Why I am still waiting
The lower price has reduced one risk. It has reduced the risk of overpaying relative to where the stock traded before.
But it has not removed the main questions:
— What is the right multiple for software after the rerating?
— How much of Adobe’s AI upside is real and durable?
— How much should I pay for future cash flows in a market with more inflation and rate risk?
— How much extra uncertainty should I accept during a CEO transition?
In other words, the stock is cheaper. The gap between price and value may also be smaller. But I do not yet have enough evidence that the gap is wide enough.
The portfolio test still matters
This is where portfolio construction comes in.
The goal of my recent rebalancing was simple:
— reduce volatility
— reduce exposure to risky assets
— make the portfolio more resilient
Adding Adobe today works against that goal.
Even if the company is high quality, the stock still trades with software sentiment, AI sentiment, and macro sentiment. That makes it a less stable addition than it may look on the surface.
What would change my mind
I do not need perfection. I need better odds.

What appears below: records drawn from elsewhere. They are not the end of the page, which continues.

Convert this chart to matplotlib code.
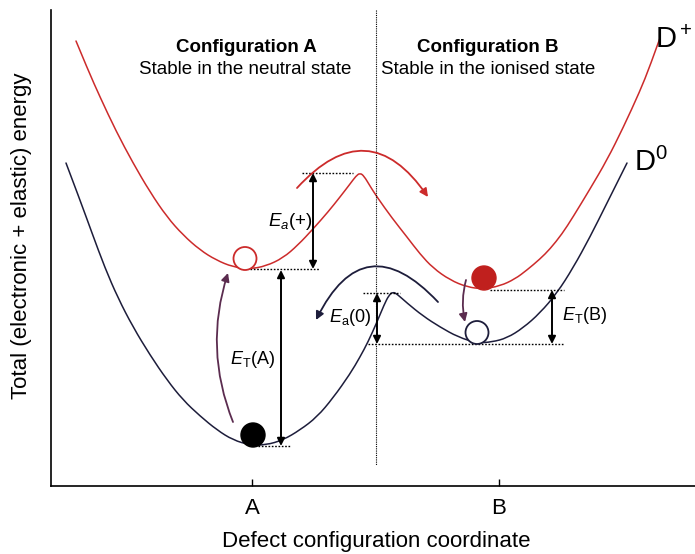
import matplotlib
matplotlib.use("Agg")
import matplotlib.pyplot as plt
from matplotlib.patches import Circle, PathPatch
from matplotlib.path import Path

plt.rcParams['font.family'] = ['Liberation Sans', 'DejaVu Sans']
plt.rcParams['mathtext.fontset'] = 'custom'
plt.rcParams['mathtext.rm'] = 'Liberation Sans'
plt.rcParams['mathtext.it'] = 'Liberation Sans:italic'

# D+ (ionised) curve (pixel units, y downwards)
red_x = [76, 88, 100, 116, 133, 150, 167, 183, 200, 216, 233, 250, 266, 283, 298,
         313, 328, 340, 350, 356, 360, 364, 370, 377, 392, 407, 420, 433, 450, 467,
         483, 500, 515, 527, 540, 550, 562, 573, 590, 607, 623, 640, 650, 660]
red_y = [41, 70, 97, 131, 163, 192, 217, 235, 250, 260, 267, 269, 266, 258, 245,
         229, 212, 197, 184, 176, 173, 176, 186, 197, 218, 237, 254, 268, 280, 287,
         289, 286, 279, 270, 259, 249, 234, 217, 189, 160, 128, 91, 66, 38]

# D0 (neutral) curve
black_x = [66, 80, 92, 105, 118, 133, 150, 167, 183, 200, 217, 233, 250, 266, 283,
           300, 317, 333, 350, 360, 368, 377, 384, 389, 393, 397, 407, 423, 440, 458,
           477, 492, 507, 523, 540, 557, 573, 590, 607, 627]
black_y = [163, 200, 233, 268, 298, 327, 355, 380, 400, 416, 430, 440, 445, 445, 440,
           430, 417, 398, 374, 357, 342, 322, 305, 295, 292, 294, 303, 316, 327, 337,
           343, 342, 338, 328, 313, 293, 268, 237, 203, 163]

tick_pos = [252, 499]
tick_labels = ['A', 'B']

RED = '#cc2b2b'
NAVY = '#1d1d3b'
PURPLE = '#5b2c4f'


# smooth curve through the read points (quadratic pieces between midpoints)
def smooth_curve(ax, xs, ys, color, lw=1.1):
    pts = list(zip(xs, ys))
    verts = [pts[0]]
    codes = [Path.MOVETO]
    for i in range(1, len(pts) - 1):
        if i == len(pts) - 2:
            end = pts[-1]
        else:
            end = ((pts[i][0] + pts[i + 1][0]) / 2, (pts[i][1] + pts[i + 1][1]) / 2)
        verts += [pts[i], end]
        codes += [Path.CURVE3, Path.CURVE3]
    ax.add_patch(PathPatch(Path(verts, codes), facecolor='none', edgecolor=color,
                           lw=lw, capstyle='round'))


fig = plt.figure(figsize=(6.95, 5.54), dpi=100)
W, H = 695, 554
ax = fig.add_axes([51 / W, (H - 486) / H, (W - 51) / W, (486 - 10) / H])
ax.set_xlim(51, 695)
ax.set_ylim(486, 10)

smooth_curve(ax, red_x, red_y, RED)
smooth_curve(ax, black_x, black_y, NAVY)

# divider between the two configurations
ax.plot([376, 376], [10, 465], color='black', lw=0.8, ls=(0, (1, 1)))

# dotted reference levels
dot = dict(color='black', lw=1.0, ls=(0, (1.2, 1.2)))
ax.plot([302, 353], [173, 173], **dot)
ax.plot([250, 320], [269, 269], **dot)
ax.plot([258, 290], [446, 446], **dot)
ax.plot([363, 400], [293, 293], **dot)
ax.plot([368, 564], [344, 344], **dot)
ax.plot([490, 564], [290, 290], **dot)


# energy double arrows
def span(x, y0, y1):
    ax.annotate('', xy=(x, y0), xytext=(x, y1),
                arrowprops=dict(arrowstyle='<|-|>', color='black', lw=1.4,
                                mutation_scale=11, shrinkA=0, shrinkB=0))


span(313, 173, 269)
span(281, 270, 446)
span(377, 293, 344)
span(552, 290, 344)


# curved transition arrows
def arc(p0, p1, rad, color, lw=1.3):
    ax.annotate('', xy=p1, xytext=p0,
                arrowprops=dict(arrowstyle='-|>', color=color, lw=lw,
                                mutation_scale=12, shrinkA=0, shrinkB=0,
                                connectionstyle='arc3,rad=%.2f' % rad))


arc((297, 188), (428, 197), -0.63, RED)
arc((438, 302), (316, 320), 0.72, NAVY)
arc((233, 422), (228, 273), -0.18, PURPLE)
arc((466, 280), (465, 322), 0.12, PURPLE)

# balls
ax.add_patch(Circle((245, 258.5), 11.5, facecolor='white', edgecolor=RED, lw=1.3, zorder=4))
ax.add_patch(Circle((253, 435), 12, facecolor='black', edgecolor='black', zorder=4))
ax.add_patch(Circle((484, 278), 12, facecolor='#c0201e', edgecolor='#c0201e', zorder=4))
ax.add_patch(Circle((477, 332.5), 11.5, facecolor='white', edgecolor=NAVY, lw=1.3, zorder=4))

# energy labels
ax.text(290, 222, r'$E_a$(+)', fontsize=13.5, ha='center', va='center')
ax.text(253, 359, r'$E_\mathrm{T}$(A)', fontsize=13, ha='center', va='center')
ax.text(350, 318, r'$E_\mathrm{a}$(0)', fontsize=13, ha='center', va='center')
ax.text(585, 316, r'$E_\mathrm{T}$(B)', fontsize=13, ha='center', va='center')

# headers
ax.text(246, 48, 'Configuration A', fontsize=13.5, fontweight='bold', ha='center', va='center')
ax.text(245, 70, 'Stable in the neutral state', fontsize=13.5, ha='center', va='center')
ax.text(488, 48, 'Configuration B', fontsize=13.5, fontweight='bold', ha='center', va='center')
ax.text(488, 70, 'Stable in the ionised state', fontsize=13.5, ha='center', va='center')

# curve names
ax.text(634, 171, r'D$^0$', fontsize=21, ha='left', va='baseline')
ax.text(655, 48, r'D$^+$', fontsize=21, ha='left', va='baseline', clip_on=False)

for s in ['top', 'right']:
    ax.spines[s].set_visible(False)
ax.spines['left'].set_linewidth(1.2)
ax.spines['bottom'].set_linewidth(1.2)
ax.set_yticks([])
ax.set_xticks(tick_pos)
ax.set_xticklabels(tick_labels, fontsize=16)
ax.tick_params(axis='x', direction='in', length=5, width=1, pad=9)

fig.text(376 / W, 1 - 541 / H, 'Defect configuration coordinate', fontsize=16,
         ha='center', va='center')
fig.text(22 / W, 1 - 236 / H, 'Total (electronic + elastic) energy', fontsize=16,
         rotation=90, ha='center', va='center')

fig.savefig('out.png', dpi=100)
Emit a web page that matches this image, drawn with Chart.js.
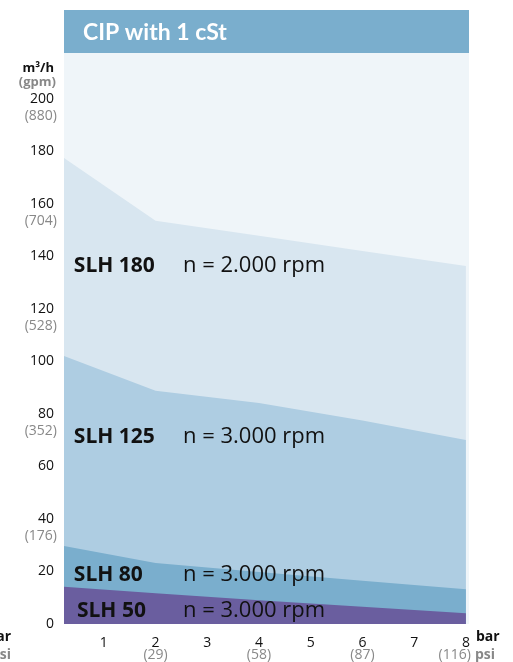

I would become more constructive if I saw some combination of the following:
— a more stable valuation floor for software — calmer macro conditions and less pressure from rates and oil — clearer evidence that AI monetization is durable — clarity on CEO succession and strategic continuity — a wider margin of safety in the stock price
I previously said that the $270–280 range could become interesting. I still think in those terms. I want the price to do more of the work.
My conclusion
Adobe still looks like a good business.
The current debate is about the stock.
The company is executing well. The sector is being repriced. The macro backdrop is less stable. The leadership transition adds one more question.
That combination can create opportunity. It can also keep the stock weak for longer than expected.
So I am not in a rush.
If I want more stability, for example, Microsoft looks cleaner.
If I want to add to an existing higher-beta position, Amazon is another path.
And if neither offers enough edge, waiting is a valid choice.